--- Directions ---
Check each line of the entries below for the string "this"; copy every line where it appears.
** Begin **
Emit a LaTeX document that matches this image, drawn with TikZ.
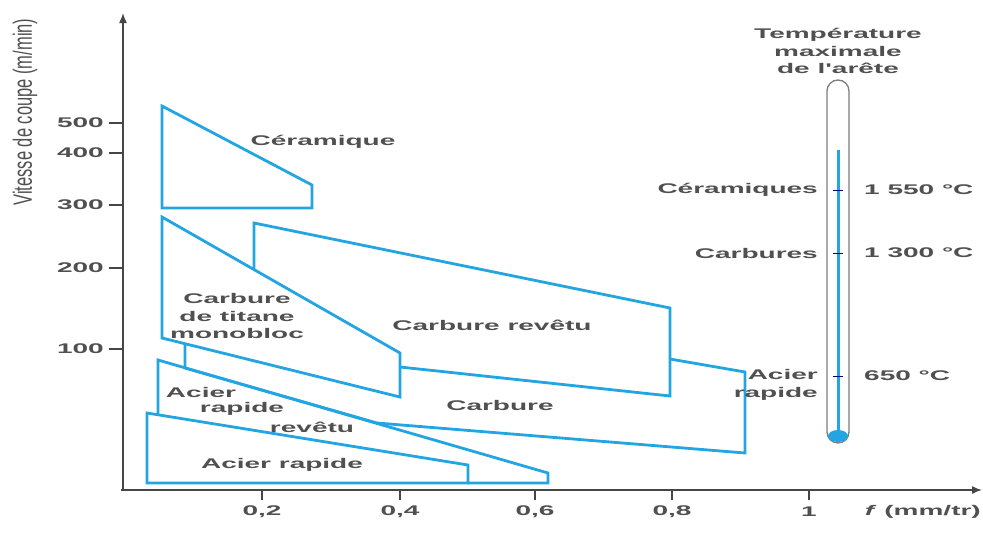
\documentclass[tikz,border=0pt]{standalone}
\usepackage{fontspec}
\usepackage{graphicx}
\usetikzlibrary{arrows.meta}
\setmainfont{Liberation Sans}
\newfontfamily\chartfont{Liberation Sans}[FakeStretch=2.0]
\definecolor{zoneblue}{RGB}{35,165,225}
\definecolor{axisgray}{RGB}{70,70,70}
\definecolor{textgray}{RGB}{80,80,80}
\definecolor{tubegray}{RGB}{125,125,125}
\tikzstyle{zone} = [draw, line width=2.8pt, color=zoneblue]
\tikzstyle{axis} = [draw, line width=1.5pt, color=axisgray]
\tikzstyle{arrow} = [draw, line width=1.5pt, color=axisgray, -{Latex[length=10pt,width=8pt]}]
\tikzstyle{zonelabel} = [text=textgray, align=center, inner sep=0pt, font=\chartfont\bfseries\fontsize{14}{17.5}\selectfont]
\tikzstyle{tube} = [draw, line width=1.3pt, color=tubegray, rounded corners=11pt]
\tikzstyle{thermotick} = [draw, line width=1pt, color=blue!45!black]
\newcommand{\zonelabel}[2]{node (z#1) [zonelabel] {#2}}

\begin{document}
\begin{tikzpicture}[x=1pt,y=-1pt]
\useasboundingbox (0,0) rectangle (983,536);
% axes
\path [arrow] (123,491) -- (123,13);
\path [arrow] (121,490) -- (982,490);
\foreach \y/\v in {123/500,153/400,205/300,268/200,349/100}{
  \path [axis] (109,\y) -- (123,\y);
  \path (104,\y) node (yt\v) [zonelabel, anchor=east] {\v};
}
\foreach \x/\v in {262/{0,2},400/{0,4},535/{0,6},672/{0,8},809/1}{
  \path [axis] (\x,490) -- (\x,500);
  \path (\x,512) node (xt\x) [zonelabel] {\v};
}
\path (25,112) node (ylabel) [rotate=90, text=textgray, font=\fontsize{16.5}{18}\selectfont] {\scalebox{1}[1.6]{Vitesse de coupe (m/min)}};
\path (981,512) node (xlabel) [zonelabel, anchor=east] {\textit{f} (mm/tr)};

% zones
\path [zone] (162,106) -- (312,185) -- (312,208) -- (162,208) -- cycle;
\path [zone] (162,217) -- (400,353) -- (400,397) -- (162,338) -- cycle;
\path [zone] (254,269) -- (254,223) -- (670,308) -- (670,396) -- (400,367);
\path [zone] (185,344) -- (185,368) -- (377,423) -- (745,453) -- (745,372) -- (670,359);
\path [zone] (158,415) -- (158,360) -- (548,473) -- (548,483) -- (468,483);
\path [zone] (147,413) -- (468,465) -- (468,483) -- (147,483) -- cycle;

\path (323,142) \zonelabel{1}{Céramique};
\path (237,316) \zonelabel{2}{Carbure\\de titane\\monobloc};
\path (492,325) \zonelabel{3}{Carbure revêtu};
\path (500,405) \zonelabel{4}{Carbure};
\path (201,392) \zonelabel{5}{Acier};
\path (242,409) \zonelabel{6}{rapide};
\path (312,427) \zonelabel{7}{revêtu};
\path (282,465) \zonelabel{8}{Acier rapide};

% thermometer
\path (838,51) node (ttitle) [zonelabel] {Température\\maximale\\de l'arête};
\path [tube] (827,80) rectangle (849,443);
\path [draw, line width=3pt, color=zoneblue] (838,150) -- (838,436);
\path [fill=zoneblue] (838,436) ellipse [x radius=10, y radius=6];
\foreach \y/\m/\t in {190/Céramiques/1 550 °C,253/Carbures/1 300 °C}{
  \path [thermotick] (833,\y) -- (843,\y);
  \path (818,\y) node (tm\y) [zonelabel, anchor=east] {\m};
  \path (864,\y) node (tv\y) [zonelabel, anchor=west] {\t};
}
\path [thermotick] (833,376) -- (843,376);
\path (818,385) node (tm376) [zonelabel, anchor=east, align=right] {Acier\\rapide};
\path (864,376) node (tv376) [zonelabel, anchor=west] {650 °C};
\end{tikzpicture}
\end{document}
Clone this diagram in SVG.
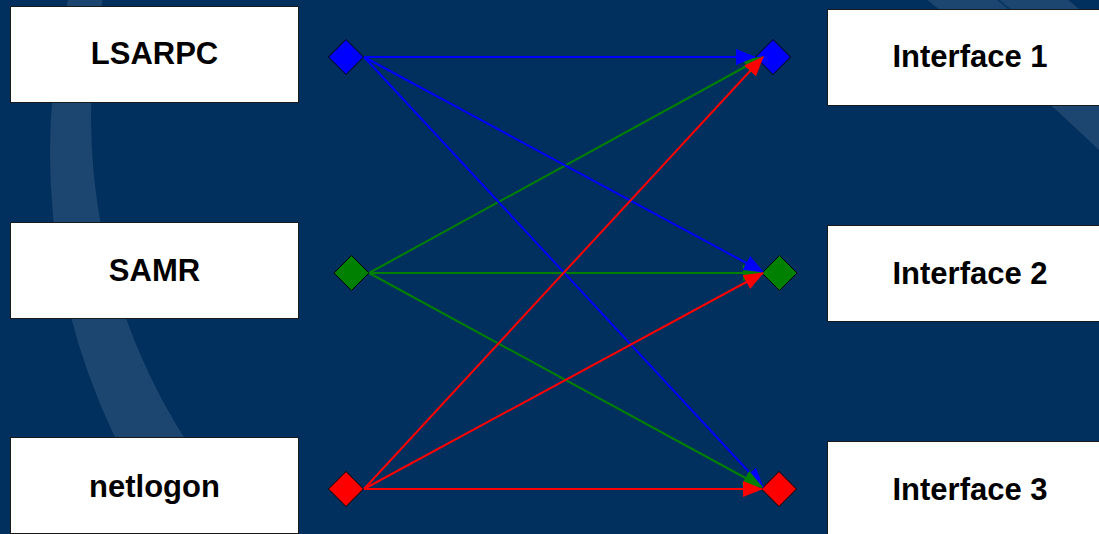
<svg xmlns="http://www.w3.org/2000/svg" width="1099" height="534" viewBox="0 0 1099 534">
  <style>
    .box { fill: #ffffff; stroke: #1a1a1a; stroke-width: 1; }
    .lbl { font-family: "Liberation Sans", Arial, sans-serif; font-weight: bold; font-size: 31px; fill: #000000; text-anchor: middle; }
    .dia { stroke: #000000; stroke-width: 1; }
    .band { fill: #ffffff; fill-opacity: 0.11; }
    .ln { fill: none; stroke-width: 2; }
    .blue { stroke: #0000ff; }
    .green { stroke: #008000; }
    .red { stroke: #ff0000; }
  </style>
  <defs>
    <marker id="ahBlue" markerUnits="userSpaceOnUse" viewBox="0 0 20 16" markerWidth="20" markerHeight="16" refX="19" refY="8" orient="auto">
      <path d="M0,0 L20,8 L0,16 z" fill="#0000ff"/>
    </marker>
    <marker id="ahGreen" markerUnits="userSpaceOnUse" viewBox="0 0 20 16" markerWidth="20" markerHeight="16" refX="19" refY="8" orient="auto">
      <path d="M0,0 L20,8 L0,16 z" fill="#008000"/>
    </marker>
    <marker id="ahRed" markerUnits="userSpaceOnUse" viewBox="0 0 20 16" markerWidth="20" markerHeight="16" refX="19" refY="8" orient="auto">
      <path d="M0,0 L20,8 L0,16 z" fill="#ff0000"/>
    </marker>
  </defs>

  <g id="background">
    <rect x="0" y="0" width="1099" height="534" fill="#01305e"/>
    <path class="band" fill-rule="evenodd" d="M704,-501 A654,654 0 1 0 704,807 A654,654 0 1 0 704,-501 Z M689,-481 A598,598 0 1 1 689,715 A598,598 0 1 1 689,-481 Z"/>
    <path class="band" d="M925,-2 Q995,55 1053,107 Q1078,130 1101,152 L1101,28 Q1083,12 1066,-2 Z"/>
    <path d="M996,-2 L1130,110" stroke="#01305e" stroke-opacity="0.7" stroke-width="2" fill="none"/>
  </g>

  <g id="node-lsarpc">
    <rect class="box" x="10.5" y="6.5" width="288" height="96"/>
    <text class="lbl" x="154.5" y="64">LSARPC</text>
    <polygon class="dia" fill="#0000ff" points="346,39.5 363.5,57 346,74.5 328.5,57"/>
  </g>
  <g id="node-samr">
    <rect class="box" x="10.5" y="222.5" width="288" height="96"/>
    <text class="lbl" x="154.5" y="281">SAMR</text>
    <polygon class="dia" fill="#008000" points="351.5,255.5 369,273 351.5,290.5 334,273"/>
  </g>
  <g id="node-netlogon">
    <rect class="box" x="10.5" y="437.5" width="288" height="96"/>
    <text class="lbl" x="154.5" y="496.5">netlogon</text>
    <polygon class="dia" fill="#ff0000" points="346,471.5 363.5,489 346,506.5 328.5,489"/>
  </g>
  <g id="node-interface1">
    <rect class="box" x="827.5" y="9.5" width="288" height="96"/>
    <text class="lbl" x="970" y="67">Interface 1</text>
    <polygon class="dia" fill="#0000ff" points="773,39.5 790.5,57 773,74.5 755.5,57"/>
  </g>
  <g id="node-interface2">
    <rect class="box" x="827.5" y="225.5" width="288" height="96"/>
    <text class="lbl" x="970" y="283.5">Interface 2</text>
    <polygon class="dia" fill="#008000" points="779.5,255.5 797,273 779.5,290.5 762,273"/>
  </g>
  <g id="node-interface3">
    <rect class="box" x="827.5" y="441.5" width="288" height="96"/>
    <text class="lbl" x="970" y="499.5">Interface 3</text>
    <polygon class="dia" fill="#ff0000" points="779,471.5 796.5,489 779,506.5 761.5,489"/>
  </g>

  <g id="connectors">
    <line class="ln green" x1="369" y1="273" x2="763" y2="57" marker-end="url(#ahGreen)"/>
    <line class="ln green" x1="369" y1="273" x2="762" y2="273" marker-end="url(#ahGreen)"/>
    <line class="ln blue" x1="364" y1="57" x2="755" y2="57" marker-end="url(#ahBlue)"/>
    <line class="ln blue" x1="364" y1="57" x2="763" y2="272" marker-end="url(#ahBlue)"/>
    <line class="ln blue" x1="364" y1="57" x2="763" y2="487" marker-end="url(#ahBlue)"/>
    <line class="ln green" x1="369" y1="273" x2="762" y2="487" marker-end="url(#ahGreen)"/>
    <line class="ln red" x1="364" y1="489" x2="763" y2="57" marker-end="url(#ahRed)"/>
    <line class="ln red" x1="364" y1="489" x2="763" y2="273" marker-end="url(#ahRed)"/>
    <line class="ln red" x1="364" y1="489" x2="762" y2="489" marker-end="url(#ahRed)"/>
  </g>
</svg>
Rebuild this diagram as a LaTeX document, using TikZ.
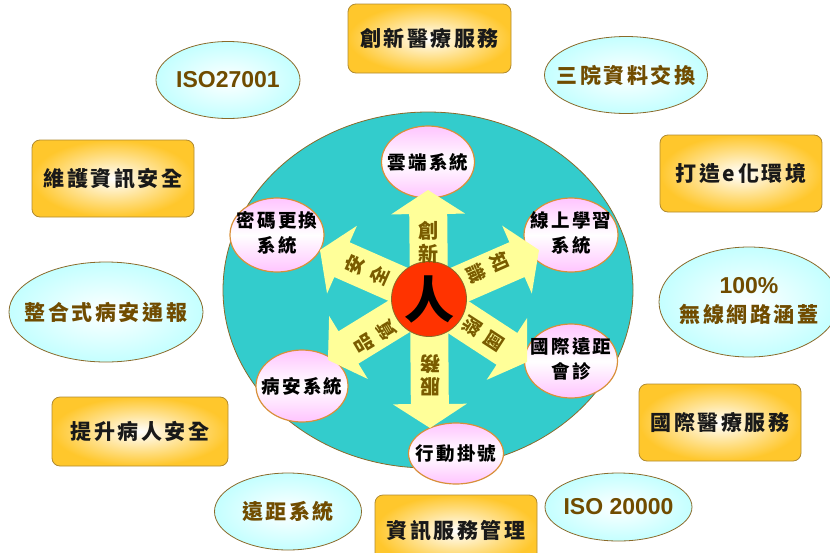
** End **
--- Response to the exercise ---
Emit a LaTeX document that matches this image, drawn with TikZ.
Clone this diagram in SVG.
Rebuild this diagram as a LaTeX document, using TikZ.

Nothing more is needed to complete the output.